Detenhamo-nos na alegoria poderosa que opõe o conflito entre a tradição e a modernidade, a liberdade feminina e a opressão do patriarcado religioso. É como se este ‘figo sagrado’ invasivo fosse lentamente estrangulando a alma e as raízes da cultura autocrática iraniana. Mesmo dentro do núcleo familiar. Felizmente, o cinema tem um lado de ato de resistência que devolve peças admiráveis como este trabalho idealizado durante um tempo de encarceramento, e depois concebido de forma clandestina, por um realizador exilado e forçado a fugir de uma pena agravada.
É bastante coerente a obra de Rasoulof e decidido o dedo que aponta à injustiça do sistema iraniano: seja quando se reconhece nas escolhas morais de um homem íntegro, em Lerd (2017), ou nas entrelaçadas histórias sobre a moralidade e a pena de morte, evidenciadas em O Mal Não Existe, de 2020. Isto para citar apenas os seus filmes mais recentes, embora sempre evidenciando e questionamento da liberdade debaixo de um regime despótico.
É fácil de perceber que a ação deste novo manifesto social e político decorre em pleno período de contestação nas ruas de Teerão. E que são abundantes as imagens violentas captadas por manifestantes, durante o movimento “Mulher, Vida, Liberdade”, em luta pelos direitos civis das mulheres, e dos direitos humanos em geral. Será até na sequência do aumento de detenções que o oficial de justiça Iman (Zare) acaba de ser promovido à pressa a investigador e juiz do tribunal revolucionário. No fundo, mais mão-de-obra para despachar as detenções e assinar sentenças de morte.
Talvez essa ascensão na escada social lhe permitisse oferecer a tão desejada máquina de lavar a Najmeh (SoheilaGolestani), a mulher crente na vontade divina do regime autocrático. E até, quem sabe, aventurar-se na aquisição de uma casa com quartos separados para as filhas, Rezvan (Mahsa Rostami), a mais velha, já na universidade, e Sana (Setareh Maleki), ainda a frequentar o liceu. Ao contrário da mãe, ambas estão bem cientes do mundo em que vivem e da agitação nas ruas que acaba por ferir uma das suas amigas, ao ser atingida no rosto com um disparo de cumbo grosso que a cegou.
Rasoulof transporta-nos mesmo para um ambiente de thriller psicológico e claustrofóbico, ao introduzir naquela casa uma pistola para defesa pessoal, mas que acaba por desaparecer e abrir um terreno de suspeita doméstico. Mais adiante, na fase final deste filme de quase três horas, mas onde nunca olhamos para o relógio, este ambiente de porta fechada, dominado pela ausência da arma do poder, abre-se para um road movie em terreno aberto em que a dimensão mais ancestral irá chocar de frente com a modernidade das filhas. E de uma forma, algo brutal, fazer cumprir o desígnio da fábula do figo sagrado.

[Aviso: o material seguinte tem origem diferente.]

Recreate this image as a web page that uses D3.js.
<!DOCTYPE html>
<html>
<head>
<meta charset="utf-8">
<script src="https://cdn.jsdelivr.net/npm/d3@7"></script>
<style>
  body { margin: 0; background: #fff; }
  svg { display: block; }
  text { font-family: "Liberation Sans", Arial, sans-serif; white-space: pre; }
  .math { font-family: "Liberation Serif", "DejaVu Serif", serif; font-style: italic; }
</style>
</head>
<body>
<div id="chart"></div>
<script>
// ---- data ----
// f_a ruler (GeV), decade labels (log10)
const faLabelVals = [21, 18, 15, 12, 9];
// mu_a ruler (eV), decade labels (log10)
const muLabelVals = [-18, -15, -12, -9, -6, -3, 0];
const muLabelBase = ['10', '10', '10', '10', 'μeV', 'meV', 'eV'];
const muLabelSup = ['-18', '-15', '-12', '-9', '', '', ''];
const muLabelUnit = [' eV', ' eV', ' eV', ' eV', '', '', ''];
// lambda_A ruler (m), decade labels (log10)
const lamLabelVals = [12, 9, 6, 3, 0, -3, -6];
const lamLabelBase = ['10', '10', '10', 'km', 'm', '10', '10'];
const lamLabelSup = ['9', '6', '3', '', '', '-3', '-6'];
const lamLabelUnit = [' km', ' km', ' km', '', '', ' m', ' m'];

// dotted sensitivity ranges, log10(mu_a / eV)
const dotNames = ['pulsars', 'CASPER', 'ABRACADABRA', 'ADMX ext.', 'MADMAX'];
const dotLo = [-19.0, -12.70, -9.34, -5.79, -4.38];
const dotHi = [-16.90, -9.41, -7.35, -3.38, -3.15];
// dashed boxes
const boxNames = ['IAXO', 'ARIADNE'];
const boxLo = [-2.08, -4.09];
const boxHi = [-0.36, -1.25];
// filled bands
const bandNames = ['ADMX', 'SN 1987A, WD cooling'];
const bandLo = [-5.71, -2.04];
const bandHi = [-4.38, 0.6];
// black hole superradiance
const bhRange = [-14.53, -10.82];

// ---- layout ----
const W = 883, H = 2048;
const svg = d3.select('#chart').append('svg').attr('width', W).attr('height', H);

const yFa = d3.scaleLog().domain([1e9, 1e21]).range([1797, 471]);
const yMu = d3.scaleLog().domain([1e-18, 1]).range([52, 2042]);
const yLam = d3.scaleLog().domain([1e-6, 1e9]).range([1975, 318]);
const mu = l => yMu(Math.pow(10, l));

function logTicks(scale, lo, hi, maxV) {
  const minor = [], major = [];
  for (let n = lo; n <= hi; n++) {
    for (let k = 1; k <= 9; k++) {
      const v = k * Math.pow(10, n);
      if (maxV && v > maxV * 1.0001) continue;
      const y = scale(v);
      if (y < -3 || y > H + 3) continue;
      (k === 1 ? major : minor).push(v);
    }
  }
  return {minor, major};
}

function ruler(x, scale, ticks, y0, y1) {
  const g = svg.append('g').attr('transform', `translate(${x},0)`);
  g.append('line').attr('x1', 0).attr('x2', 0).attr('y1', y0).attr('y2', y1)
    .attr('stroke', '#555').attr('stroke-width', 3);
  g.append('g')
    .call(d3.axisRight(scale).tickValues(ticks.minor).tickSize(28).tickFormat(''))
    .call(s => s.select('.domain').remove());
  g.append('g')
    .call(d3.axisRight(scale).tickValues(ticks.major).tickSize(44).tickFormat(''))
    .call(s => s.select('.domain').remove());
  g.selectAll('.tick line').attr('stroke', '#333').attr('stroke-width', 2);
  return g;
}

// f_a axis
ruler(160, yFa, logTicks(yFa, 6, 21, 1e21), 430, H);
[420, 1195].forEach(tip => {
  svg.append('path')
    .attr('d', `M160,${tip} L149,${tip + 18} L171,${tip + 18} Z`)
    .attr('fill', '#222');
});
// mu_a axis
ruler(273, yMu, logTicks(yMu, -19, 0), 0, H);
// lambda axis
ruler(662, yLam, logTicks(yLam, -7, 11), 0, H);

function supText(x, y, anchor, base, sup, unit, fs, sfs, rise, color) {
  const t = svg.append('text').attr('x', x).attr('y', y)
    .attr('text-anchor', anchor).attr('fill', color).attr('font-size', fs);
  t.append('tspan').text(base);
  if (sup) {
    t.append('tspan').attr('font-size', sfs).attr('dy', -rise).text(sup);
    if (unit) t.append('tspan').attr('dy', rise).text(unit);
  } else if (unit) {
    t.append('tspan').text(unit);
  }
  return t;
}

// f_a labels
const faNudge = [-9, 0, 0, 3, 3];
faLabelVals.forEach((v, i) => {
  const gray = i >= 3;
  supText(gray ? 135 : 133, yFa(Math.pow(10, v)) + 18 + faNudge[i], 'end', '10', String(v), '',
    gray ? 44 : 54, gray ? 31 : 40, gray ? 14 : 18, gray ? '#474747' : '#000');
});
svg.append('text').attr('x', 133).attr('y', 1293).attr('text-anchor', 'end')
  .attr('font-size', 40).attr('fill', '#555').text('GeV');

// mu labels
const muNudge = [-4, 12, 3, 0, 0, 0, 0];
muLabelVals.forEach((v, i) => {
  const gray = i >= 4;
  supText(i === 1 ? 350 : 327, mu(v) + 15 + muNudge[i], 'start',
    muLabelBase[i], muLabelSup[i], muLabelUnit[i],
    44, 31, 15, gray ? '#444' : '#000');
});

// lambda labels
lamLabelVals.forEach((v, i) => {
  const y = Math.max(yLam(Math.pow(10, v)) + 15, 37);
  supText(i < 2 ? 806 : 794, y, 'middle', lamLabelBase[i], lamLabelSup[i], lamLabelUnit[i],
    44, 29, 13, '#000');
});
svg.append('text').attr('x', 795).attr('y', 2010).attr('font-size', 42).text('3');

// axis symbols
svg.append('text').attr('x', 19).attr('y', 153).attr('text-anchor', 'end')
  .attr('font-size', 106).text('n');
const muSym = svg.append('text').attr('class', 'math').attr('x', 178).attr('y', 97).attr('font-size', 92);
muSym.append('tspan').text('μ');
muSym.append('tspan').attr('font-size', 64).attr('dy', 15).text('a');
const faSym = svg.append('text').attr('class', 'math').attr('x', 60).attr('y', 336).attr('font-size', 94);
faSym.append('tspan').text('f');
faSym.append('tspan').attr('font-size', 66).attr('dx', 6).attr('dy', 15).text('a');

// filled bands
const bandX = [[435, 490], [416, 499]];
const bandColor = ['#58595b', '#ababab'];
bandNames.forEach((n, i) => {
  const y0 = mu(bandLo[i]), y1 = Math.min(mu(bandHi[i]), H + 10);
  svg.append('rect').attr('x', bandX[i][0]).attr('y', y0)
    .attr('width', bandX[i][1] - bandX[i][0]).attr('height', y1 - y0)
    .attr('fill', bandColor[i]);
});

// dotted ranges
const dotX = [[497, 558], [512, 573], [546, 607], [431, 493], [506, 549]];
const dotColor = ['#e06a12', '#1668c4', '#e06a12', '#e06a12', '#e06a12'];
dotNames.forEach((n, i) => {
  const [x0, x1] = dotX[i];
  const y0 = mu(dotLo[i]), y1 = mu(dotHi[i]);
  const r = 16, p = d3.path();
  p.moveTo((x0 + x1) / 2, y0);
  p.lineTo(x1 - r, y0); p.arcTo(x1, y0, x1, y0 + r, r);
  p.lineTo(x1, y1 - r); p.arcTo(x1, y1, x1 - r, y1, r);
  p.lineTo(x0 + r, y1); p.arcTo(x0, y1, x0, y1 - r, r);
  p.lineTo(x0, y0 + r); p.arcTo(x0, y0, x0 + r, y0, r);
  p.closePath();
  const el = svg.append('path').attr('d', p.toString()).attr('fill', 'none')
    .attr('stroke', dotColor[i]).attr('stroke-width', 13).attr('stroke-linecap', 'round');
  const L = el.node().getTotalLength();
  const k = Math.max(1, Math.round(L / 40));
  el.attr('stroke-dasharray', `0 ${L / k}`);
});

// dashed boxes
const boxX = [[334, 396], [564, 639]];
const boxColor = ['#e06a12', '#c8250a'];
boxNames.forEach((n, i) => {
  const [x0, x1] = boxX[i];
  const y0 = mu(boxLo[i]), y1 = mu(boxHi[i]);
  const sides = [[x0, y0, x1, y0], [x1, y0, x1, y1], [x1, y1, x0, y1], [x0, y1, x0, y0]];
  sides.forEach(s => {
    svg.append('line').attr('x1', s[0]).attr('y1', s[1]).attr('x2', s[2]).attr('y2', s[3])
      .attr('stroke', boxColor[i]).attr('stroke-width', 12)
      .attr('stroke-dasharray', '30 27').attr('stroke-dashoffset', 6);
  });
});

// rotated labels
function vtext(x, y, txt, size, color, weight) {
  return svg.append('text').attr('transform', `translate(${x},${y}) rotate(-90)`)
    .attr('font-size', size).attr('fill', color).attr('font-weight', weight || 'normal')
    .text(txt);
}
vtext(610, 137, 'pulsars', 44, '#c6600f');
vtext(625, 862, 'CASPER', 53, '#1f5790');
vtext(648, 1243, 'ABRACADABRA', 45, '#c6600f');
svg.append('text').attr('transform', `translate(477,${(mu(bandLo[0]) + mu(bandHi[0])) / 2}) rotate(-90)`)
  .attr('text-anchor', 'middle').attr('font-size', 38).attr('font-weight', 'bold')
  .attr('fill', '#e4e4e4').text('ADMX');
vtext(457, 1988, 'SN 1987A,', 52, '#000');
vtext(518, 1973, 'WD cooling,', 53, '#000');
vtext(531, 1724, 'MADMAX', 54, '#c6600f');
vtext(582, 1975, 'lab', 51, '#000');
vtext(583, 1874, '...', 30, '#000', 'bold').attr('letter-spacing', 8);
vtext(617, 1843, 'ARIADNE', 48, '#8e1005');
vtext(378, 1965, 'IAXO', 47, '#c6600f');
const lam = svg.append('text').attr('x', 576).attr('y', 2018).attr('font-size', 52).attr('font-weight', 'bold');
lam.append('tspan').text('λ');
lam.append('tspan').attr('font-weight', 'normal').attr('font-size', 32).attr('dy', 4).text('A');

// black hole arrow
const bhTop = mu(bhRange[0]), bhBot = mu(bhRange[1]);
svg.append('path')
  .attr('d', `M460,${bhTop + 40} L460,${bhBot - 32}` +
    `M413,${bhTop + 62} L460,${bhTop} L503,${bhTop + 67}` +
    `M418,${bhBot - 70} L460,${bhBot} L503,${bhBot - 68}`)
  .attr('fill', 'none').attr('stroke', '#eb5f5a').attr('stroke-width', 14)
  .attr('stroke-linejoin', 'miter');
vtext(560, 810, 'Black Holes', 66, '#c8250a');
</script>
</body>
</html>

A Semente do Figo Sagrado foi um dos filmes que marcou a diferença este ano no festival de Cannes – conquistou o Grande Prémio do Júri, o prémio FIPRESCI, além do prémio ecuménico. A este reconhecimento, entre diversos outros prémios, junta-se ainda o prémio de melhor filme no LEFFEST, que o realizador recebeu em Lisboa. E, sim, está entre a lista dos cinco candidatos ao Óscar do melhor Filme Internacional, em representação da Alemanha, o país para onde fugiu e terminou a produção.
É esta a força do cinema iraniano engajado.